Leaps of faith

Members of Iqaluit’s gymnastics club spring forward to new heights

By NUNATSIAQ NEWS

KIRSTEN MURPHY

Two-year-old Faith Higgins locks her tiny fingers into her mother’s hand and leads her to the balance beam set up in the gym of Iqaluit’s Nakasuk School.

No words are spoken as mother lifts daughter onto the wooden beam. Using her mother for balance, the pony-tailed toddler, one of a hundred youths registered with the Iqaluit Gymnastics club, traverses the suspended structure with careful heel-to-toe steps.

The gymnastics club was reborn two years ago — partly due to the persistence of Isabel “Issi” MacDougall. The 17-year-old represented Nunavut at the 2002 Arctic Winter Games. Fiercely dedicated to the sport, MacDougall took it upon herself to track down the equipment, the gym time and five other volunteers needed to restart the club.

“It just all fell together. The idea was I wanted to train and get more people into it,” MacDougall says.

Her plan worked. Today, 100 youths, mostly girls, jump, spring and roll during one of three classes held every Saturday morning. The introductory classes focus on basic tumbling, approaches and landings. MacDougall has also organized a Tuesday night training session for the more advanced youths.

Turn back time 15 years and it was Cindy Higgins, Faith’s mother, who was surrounded by thick blue mats and gymnastics equipment. Higgins belonged to the Iqaluit gymnastics club from 1988 to 1996.

Back then, the athletic youth, along with Christine and Wendy Bens, Aleathea Baril and Susie Pearce, made up Iqaluit’s first female gymnastics team. They represented the Northwest Territories in national competitions.

By 1997, Higgins’ sporting interests shifted and she traded in her body suit for hockey skates. At about the same time, the gymnastics club disbanded because there weren’t enough coaches.

“I’ve always loved gymnastics. It was the best time of my life,” says Cindy, whose childhood nickname was Road Runner. “We used to say, ‘My kid is going to be in gymnastics and they’re going to be the best.’ Now I have a daughter and I want Faith to be a part of what I was a part of.”

Government groups have come out in support the club. Sport Nunavut and the City of Iqaluit have chipped in the money needed to purchase shirts, upgrade equipment and train coaches.

An $8,000 removable spring floor, donated by the Royal Canadian Legion, was installed at Nakasuk for the Arctic Winter Games last year.

Community support makes the club stronger, wrote parent and coach Carolyn Mallory in a recent letter to the editor published in Nunatsiaq News.

Going for gold

To witness the gymnastics classes is to see teamwork in action.

An hour before the children arrive, five volunteers drag out the mats and equipment.

All classes start with stretching exercises. From there, the youths are divided into groups and assigned to various pieces of equipment: the uneven bars, beam, rings or vault. Coaches carefully supervise all activities and the kids are encouraged to participate at their own pace.

Those too small to reach the uneven bars are given a hand by the coaches.
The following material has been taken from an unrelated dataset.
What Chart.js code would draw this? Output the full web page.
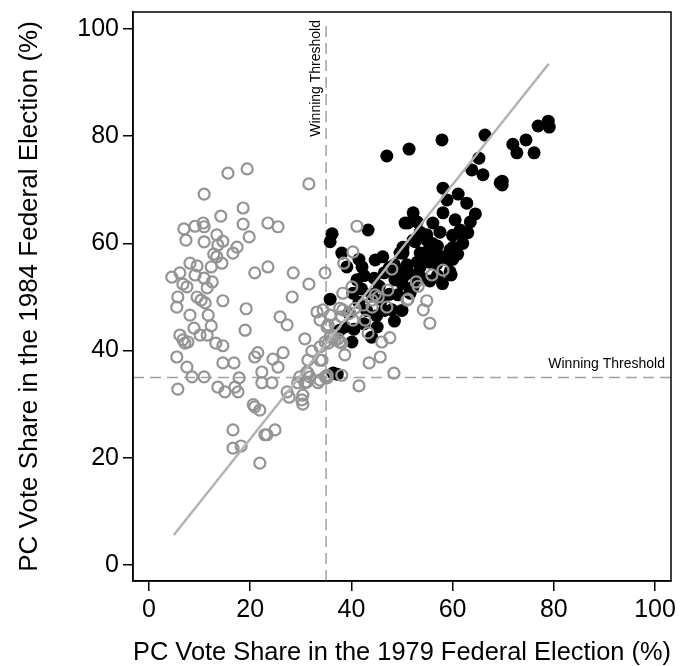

Some little athletes, though, are already going for gold.

“I did not get it right the first time,” says a little girl whose forearms are covered in chalk. Before undertaking a new exercise on the lower bar of the uneven bars, she insists on perfecting the first maneuver.

Such determination gives MacDougall hope.

“There is a group of older girls, from about eight to 14 years old. They have a lot of potential and they’re really focused. The problem is there just aren’t the facilities. To get to a higher level, like the Arctic Winter Games, you have to be training more than an hour a week. Maybe something will change,” MacDougall says.

Ron Kennedy is already thinking about what has to change.

Kennedy, a gym teacher for 20 years, has identified a group of girls who have the ability to spring forward to new gymnastic heights. None of the participants are ready for competition. However, that may change following a Level 2 coaching class this month.

Training higher level coaches is one in a series of steps needed to groom high-calibre athletes. Another important step is finding long-term residents, those less likely to move away, to get involved with coaching.

“It would be nice if parents were as involved with gymnastics as they are with hockey,” Kennedy says.